**TASK TO CARRY OUT**
Set down the full listing exactly as given. Any pictures are to be left out.

**SUPPLIED INFORMATION**
━━━

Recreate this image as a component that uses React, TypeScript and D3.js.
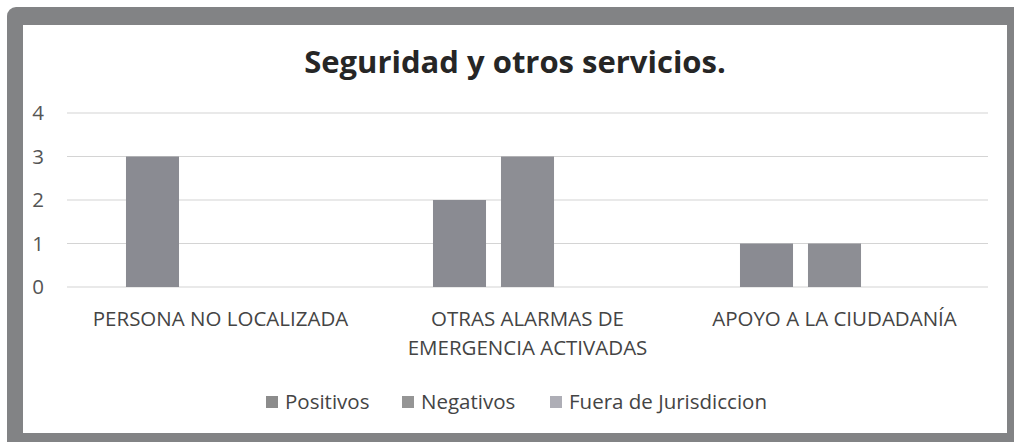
import React from "react";
import * as d3 from "d3";

const categories: string[][] = [
  ["PERSONA NO LOCALIZADA"],
  ["OTRAS ALARMAS DE", "EMERGENCIA ACTIVADAS"],
  ["APOYO A LA CIUDADANÍA"],
];
const seriesNames = ["Positivos", "Negativos", "Fuera de Jurisdiccion"];
const positivos = [3, 2, 1];
const negativos = [0, 3, 1];
const fueraJurisdiccion = [0, 0, 0];
const yTicks = [0, 1, 2, 3, 4];
const title = "Seguridad y otros servicios.";

const seriesValues = [positivos, negativos, fueraJurisdiccion];
const seriesColors = ["#8a8b92", "#8d8e94", "#a9aab2"];
const legendColors = ["#8c8c8c", "#959595", "#aeaeb6"];

const W = 1014;
const H = 442;
const FONT = "'Open Sans', 'DejaVu Sans', sans-serif";
const FS = 20.5;

export default function App() {
  const catKeys = categories.map((c) => c.join(" "));
  const x0 = d3.scaleBand<string>().domain(catKeys).range([67, 988]).padding(0);
  const x1 = d3
    .scaleBand<string>()
    .domain(seriesNames)
    .range([0, 204])
    .paddingInner(0.22)
    .paddingOuter(0.11);
  const y = d3.scaleLinear().domain([0, 4]).range([287, 113]);

  const legendX = [266, 402, 550];

  return (
    <svg
      width={W}
      height={H}
      style={{ position: "absolute", left: 0, top: 0, display: "block" }}
    >
      <rect x={0} y={0} width={W} height={H} fill="#ffffff" />
      <rect x={7} y={7} width={W - 7 + 10} height={H - 7 + 10} rx={9} fill="#828385" />
      <rect x={23} y={25} width={1007 - 23} height={433 - 25} fill="#ffffff" />

      <text
        x={515}
        y={73}
        textAnchor="middle"
        fontFamily={FONT}
        fontWeight="bold"
        fontSize={31}
        fill="#262626"
      >
        {title}
      </text>

      {yTicks.map((t) => (
        <g key={t}>
          <line
            x1={67}
            x2={988}
            y1={y(t)}
            y2={y(t)}
            stroke="#d4d4d4"
            strokeWidth={1.2}
          />
          <text
            x={38}
            y={y(t) + 7}
            textAnchor="middle"
            fontFamily={FONT}
            fontSize={FS}
            fill="#555"
          >
            {t}
          </text>
        </g>
      ))}

      {catKeys.map((k, ci) => {
        const cx = (x0(k) as number) + x0.bandwidth() / 2;
        const gx = cx - 102;
        return (
          <g key={k}>
            {seriesNames.map((s, si) => {
              const v = seriesValues[si][ci];
              if (!v) return null;
              return (
                <rect
                  key={s}
                  x={gx + (x1(s) as number)}
                  y={y(v)}
                  width={x1.bandwidth()}
                  height={y(0) - y(v)}
                  fill={seriesColors[si]}
                />
              );
            })}
            {categories[ci].map((line, li) => (
              <text
                key={li}
                x={cx}
                y={326 + li * 29}
                textAnchor="middle"
                fontFamily={FONT}
                fontSize={FS}
                fill="#444"
              >
                {line}
              </text>
            ))}
          </g>
        );
      })}

      {seriesNames.map((s, i) => (
        <g key={s}>
          <rect x={legendX[i]} y={396} width={12} height={12} fill={legendColors[i]} />
          <text
            x={legendX[i] + 19}
            y={409}
            fontFamily={FONT}
            fontSize={FS}
            fill="#444"
          >
            {s}
          </text>
        </g>
      ))}
    </svg>
  );
}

━━━

**RESULT OF THE TASK**
Recreate this image as a component that uses React, TypeScript and D3.js.
import React from "react";
import * as d3 from "d3";

const categories: string[][] = [
  ["PERSONA NO LOCALIZADA"],
  ["OTRAS ALARMAS DE", "EMERGENCIA ACTIVADAS"],
  ["APOYO A LA CIUDADANÍA"],
];
const seriesNames = ["Positivos", "Negativos", "Fuera de Jurisdiccion"];
const positivos = [3, 2, 1];
const negativos = [0, 3, 1];
const fueraJurisdiccion = [0, 0, 0];
const yTicks = [0, 1, 2, 3, 4];
const title = "Seguridad y otros servicios.";

const seriesValues = [positivos, negativos, fueraJurisdiccion];
const seriesColors = ["#8a8b92", "#8d8e94", "#a9aab2"];
const legendColors = ["#8c8c8c", "#959595", "#aeaeb6"];

const W = 1014;
const H = 442;
const FONT = "'Open Sans', 'DejaVu Sans', sans-serif";
const FS = 20.5;

export default function App() {
  const catKeys = categories.map((c) => c.join(" "));
  const x0 = d3.scaleBand<string>().domain(catKeys).range([67, 988]).padding(0);
  const x1 = d3
    .scaleBand<string>()
    .domain(seriesNames)
    .range([0, 204])
    .paddingInner(0.22)
    .paddingOuter(0.11);
  const y = d3.scaleLinear().domain([0, 4]).range([287, 113]);

  const legendX = [266, 402, 550];

  return (
    <svg
      width={W}
      height={H}
      style={{ position: "absolute", left: 0, top: 0, display: "block" }}
    >
      <rect x={0} y={0} width={W} height={H} fill="#ffffff" />
      <rect x={7} y={7} width={W - 7 + 10} height={H - 7 + 10} rx={9} fill="#828385" />
      <rect x={23} y={25} width={1007 - 23} height={433 - 25} fill="#ffffff" />

      <text
        x={515}
        y={73}
        textAnchor="middle"
        fontFamily={FONT}
        fontWeight="bold"
        fontSize={31}
        fill="#262626"
      >
        {title}
      </text>

      {yTicks.map((t) => (
        <g key={t}>
          <line
            x1={67}
            x2={988}
            y1={y(t)}
            y2={y(t)}
            stroke="#d4d4d4"
            strokeWidth={1.2}
          />
          <text
            x={38}
            y={y(t) + 7}
            textAnchor="middle"
            fontFamily={FONT}
            fontSize={FS}
            fill="#555"
          >
            {t}
          </text>
        </g>
      ))}

      {catKeys.map((k, ci) => {
        const cx = (x0(k) as number) + x0.bandwidth() / 2;
        const gx = cx - 102;
        return (
          <g key={k}>
            {seriesNames.map((s, si) => {
              const v = seriesValues[si][ci];
              if (!v) return null;
              return (
                <rect
                  key={s}
                  x={gx + (x1(s) as number)}
                  y={y(v)}
                  width={x1.bandwidth()}
                  height={y(0) - y(v)}
                  fill={seriesColors[si]}
                />
              );
            })}
            {categories[ci].map((line, li) => (
              <text
                key={li}
                x={cx}
                y={326 + li * 29}
                textAnchor="middle"
                fontFamily={FONT}
                fontSize={FS}
                fill="#444"
              >
                {line}
              </text>
            ))}
          </g>
        );
      })}

      {seriesNames.map((s, i) => (
        <g key={s}>
          <rect x={legendX[i]} y={396} width={12} height={12} fill={legendColors[i]} />
          <text
            x={legendX[i] + 19}
            y={409}
            fontFamily={FONT}
            fontSize={FS}
            fill="#444"
          >
            {s}
          </text>
        </g>
      ))}
    </svg>
  );
}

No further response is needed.